The brain drain is a result of a number of factors – including the obvious ‘push issues’ such as social instability and crime in South Africa. However, Comrie noted that other countries are also attractively attracting South Africa’s healthcare professionals through incentives, higher remuneration and the option to bring their families over with them.
While South Africa’s doctors often have a strong sense of social responsibility, and a desire to give back and work with the community, these options have become increasingly limited under the current government, while international employers are doing their utmost to attract rather than push professionals away.

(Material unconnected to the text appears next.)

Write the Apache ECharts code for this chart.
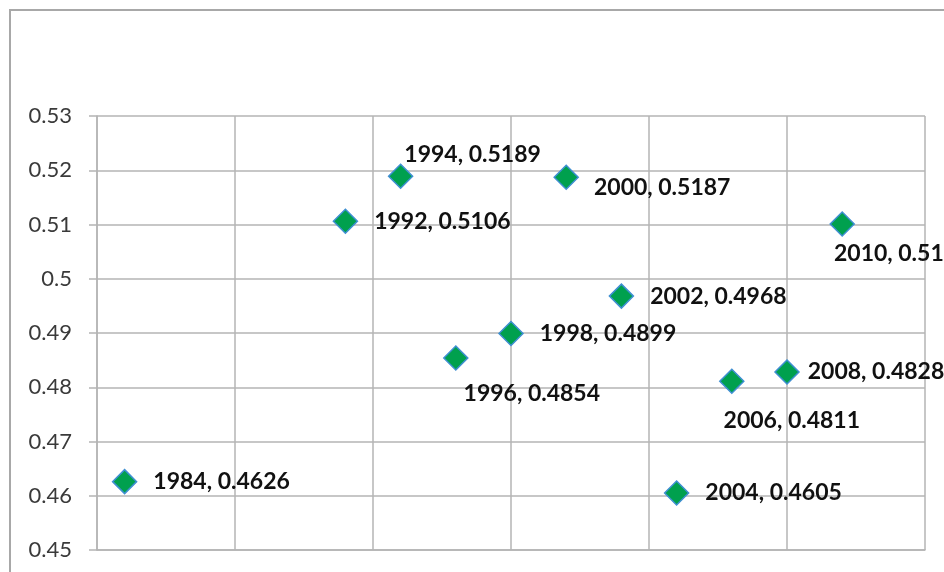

A particular point of concern raised by Comrie is the country’s doctor-to-patient ratio, which has effectively halved over the three years.
This was revealed in a recent parliamentary Q&A with health minister Dr Joe Phaahla, who indicated that the country currently has a doctor-to-patient ratio of 1 to 3,198 (0.32 to 1,000).
In 2019, the country had 0.79 doctors per 1,000 patients (1 to 1,266) – already poor when compared to the United Kingdom (3.03), India (0.93), Brazil (2.32), and Mexico (2.44), the DA said.
Comrie warned that this would only be exacerbated if the government continues to forge ahead with ‘the pressure cooker issue’ of the National Health Insurance, and fails to retain and develop the healthcare skills at the required levels for the country.
If these issues are not addressed the brain drain we are seeing now is ‘just the tip of the iceberg’, he said.